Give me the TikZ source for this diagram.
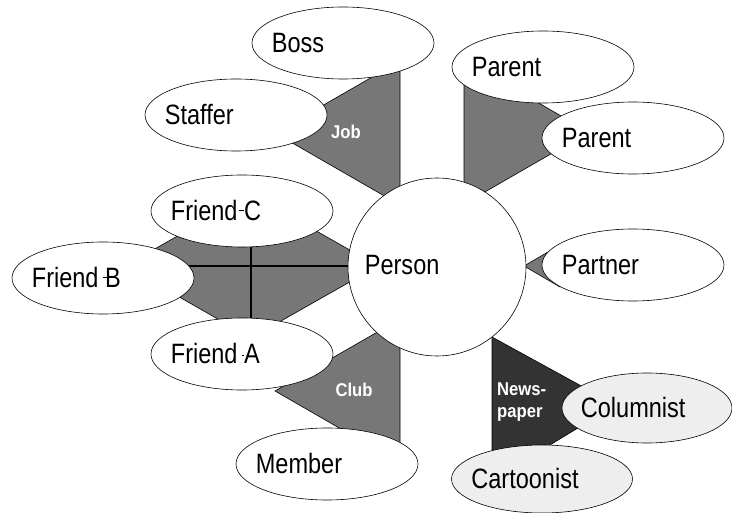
\documentclass[tikz,border=0pt]{standalone}
\usepackage{fontspec}
\usetikzlibrary{shapes.geometric,calc}
\newfontfamily\elf[FakeStretch=0.84]{Liberation Sans}
\newfontfamily\lbf[FakeStretch=0.9]{Liberation Sans}
\definecolor{relgray}{HTML}{777777}
\definecolor{reldark}{HTML}{333333}
\definecolor{lightent}{HTML}{EEEEEE}
\newcommand{\markrule}[2]{\rule[0.36em]{#1}{#2}}
\begin{document}
\begin{tikzpicture}[x=1pt,y=-1pt,
  ent/.style={ellipse, draw, fill=white, line width=0.6pt, minimum width=182pt, minimum height=72pt, inner sep=0pt},
  ent2/.style={ent, fill=lightent},
  etxt/.style={anchor=base west, inner sep=0pt, font=\elf\fontsize{28}{32}\selectfont},
  rel/.style={draw, line width=0.6pt, fill=relgray, line join=miter},
  rlab/.style={font=\lbf\bfseries\fontsize{18.5}{22}\selectfont, text=white, align=left, inner sep=0pt}]
\useasboundingbox (0,0) rectangle (732,513);

% relationship shapes
\draw[rel] (275,133) -- (400,61) -- (400,205) -- cycle;
\draw[rel] (464,60) -- (464,204) -- (589,132) -- cycle;
\draw[rel] (524,266) -- (560,245) -- (560,287) -- cycle;
\draw[rel] (125,266) -- (251,194) -- (378,266) -- (251,338) -- cycle;
\draw[line width=1.5pt] (125,266) -- (378,266) (251,194) -- (251,338);
\draw[rel] (275,391) -- (400,319) -- (400,463) -- cycle;
\draw[rel, fill=reldark] (492,337) -- (616,405) -- (492,480) -- cycle;

% labels
\node[rlab] (joblab) at (346,132) {Job};
\node[rlab] (clublab) at (354,390) {Club};
\node[rlab, anchor=north west] (newslab) at (497,383) {News-\\paper};

% central entity
\node[circle, draw, fill=white, minimum size=178pt, inner sep=0pt, line width=0.6pt] (person) at (437,267) {};
\node[etxt] (personT) at ($(person.west)+(17,8)$) {Person};

% entities
\node[ent] (boss) at (343,43) {};
\node[ent] (staffer) at (236,115) {};
\node[ent] (parentA) at (543,67) {};
\node[ent] (parentB) at (633,138) {};
\node[ent] (partner) at (633,265) {};
\node[ent] (friendC) at (242,211) {};
\node[ent] (friendB) at (103,278) {};
\node[ent] (friendA) at (242,354) {};
\node[ent] (member) at (327,464) {};
\node[ent2, minimum width=170pt, minimum height=70pt] (columnist) at (647,408) {};
\node[ent2, minimum width=181pt, minimum height=68pt] (cartoonist) at (542,479) {};

\node[etxt] (bossT) at ($(boss.west)+(20,10)$) {Boss};
\node[etxt] (stafferT) at ($(staffer.west)+(20,10)$) {Staffer};
\node[etxt] (parentAT) at ($(parentA.west)+(20,10)$) {Parent};
\node[etxt] (parentBT) at ($(parentB.west)+(20,10)$) {Parent};
\node[etxt] (partnerT) at ($(partner.west)+(20,10)$) {Partner};
\node[etxt] (friendCT) at ($(friendC.west)+(20,10)$) {Friend \llap{\markrule{0.2em}{0.7pt}}C};
\node[etxt] (friendBT) at ($(friendB.west)+(20,10)$) {Friend \rlap{\kern-0.07em\markrule{0.28em}{0.7pt}}B};
\node[etxt] (friendAT) at ($(friendA.west)+(20,10)$) {Friend \llap{\rule[0.3em]{0.09em}{0.9pt}}A};
\node[etxt] (memberT) at ($(member.west)+(20,10)$) {Member};
\node[etxt] (columnistT) at ($(columnist.west)+(19,10)$) {Columnist};
\node[etxt] (cartoonistT) at ($(cartoonist.west)+(20,10)$) {Cartoonist};
\end{tikzpicture}
\end{document}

SET EXERCISE: Give an exact reproduction of every line, leaving out any picture.

COMPLETE OUTPUT:
Give me the TikZ source for this diagram.
\documentclass[tikz,border=0pt]{standalone}
\usepackage{fontspec}
\usetikzlibrary{shapes.geometric,calc}
\newfontfamily\elf[FakeStretch=0.84]{Liberation Sans}
\newfontfamily\lbf[FakeStretch=0.9]{Liberation Sans}
\definecolor{relgray}{HTML}{777777}
\definecolor{reldark}{HTML}{333333}
\definecolor{lightent}{HTML}{EEEEEE}
\newcommand{\markrule}[2]{\rule[0.36em]{#1}{#2}}
\begin{document}
\begin{tikzpicture}[x=1pt,y=-1pt,
  ent/.style={ellipse, draw, fill=white, line width=0.6pt, minimum width=182pt, minimum height=72pt, inner sep=0pt},
  ent2/.style={ent, fill=lightent},
  etxt/.style={anchor=base west, inner sep=0pt, font=\elf\fontsize{28}{32}\selectfont},
  rel/.style={draw, line width=0.6pt, fill=relgray, line join=miter},
  rlab/.style={font=\lbf\bfseries\fontsize{18.5}{22}\selectfont, text=white, align=left, inner sep=0pt}]
\useasboundingbox (0,0) rectangle (732,513);

% relationship shapes
\draw[rel] (275,133) -- (400,61) -- (400,205) -- cycle;
\draw[rel] (464,60) -- (464,204) -- (589,132) -- cycle;
\draw[rel] (524,266) -- (560,245) -- (560,287) -- cycle;
\draw[rel] (125,266) -- (251,194) -- (378,266) -- (251,338) -- cycle;
\draw[line width=1.5pt] (125,266) -- (378,266) (251,194) -- (251,338);
\draw[rel] (275,391) -- (400,319) -- (400,463) -- cycle;
\draw[rel, fill=reldark] (492,337) -- (616,405) -- (492,480) -- cycle;

% labels
\node[rlab] (joblab) at (346,132) {Job};
\node[rlab] (clublab) at (354,390) {Club};
\node[rlab, anchor=north west] (newslab) at (497,383) {News-\\paper};

% central entity
\node[circle, draw, fill=white, minimum size=178pt, inner sep=0pt, line width=0.6pt] (person) at (437,267) {};
\node[etxt] (personT) at ($(person.west)+(17,8)$) {Person};

% entities
\node[ent] (boss) at (343,43) {};
\node[ent] (staffer) at (236,115) {};
\node[ent] (parentA) at (543,67) {};
\node[ent] (parentB) at (633,138) {};
\node[ent] (partner) at (633,265) {};
\node[ent] (friendC) at (242,211) {};
\node[ent] (friendB) at (103,278) {};
\node[ent] (friendA) at (242,354) {};
\node[ent] (member) at (327,464) {};
\node[ent2, minimum width=170pt, minimum height=70pt] (columnist) at (647,408) {};
\node[ent2, minimum width=181pt, minimum height=68pt] (cartoonist) at (542,479) {};

\node[etxt] (bossT) at ($(boss.west)+(20,10)$) {Boss};
\node[etxt] (stafferT) at ($(staffer.west)+(20,10)$) {Staffer};
\node[etxt] (parentAT) at ($(parentA.west)+(20,10)$) {Parent};
\node[etxt] (parentBT) at ($(parentB.west)+(20,10)$) {Parent};
\node[etxt] (partnerT) at ($(partner.west)+(20,10)$) {Partner};
\node[etxt] (friendCT) at ($(friendC.west)+(20,10)$) {Friend \llap{\markrule{0.2em}{0.7pt}}C};
\node[etxt] (friendBT) at ($(friendB.west)+(20,10)$) {Friend \rlap{\kern-0.07em\markrule{0.28em}{0.7pt}}B};
\node[etxt] (friendAT) at ($(friendA.west)+(20,10)$) {Friend \llap{\rule[0.3em]{0.09em}{0.9pt}}A};
\node[etxt] (memberT) at ($(member.west)+(20,10)$) {Member};
\node[etxt] (columnistT) at ($(columnist.west)+(19,10)$) {Columnist};
\node[etxt] (cartoonistT) at ($(cartoonist.west)+(20,10)$) {Cartoonist};
\end{tikzpicture}
\end{document}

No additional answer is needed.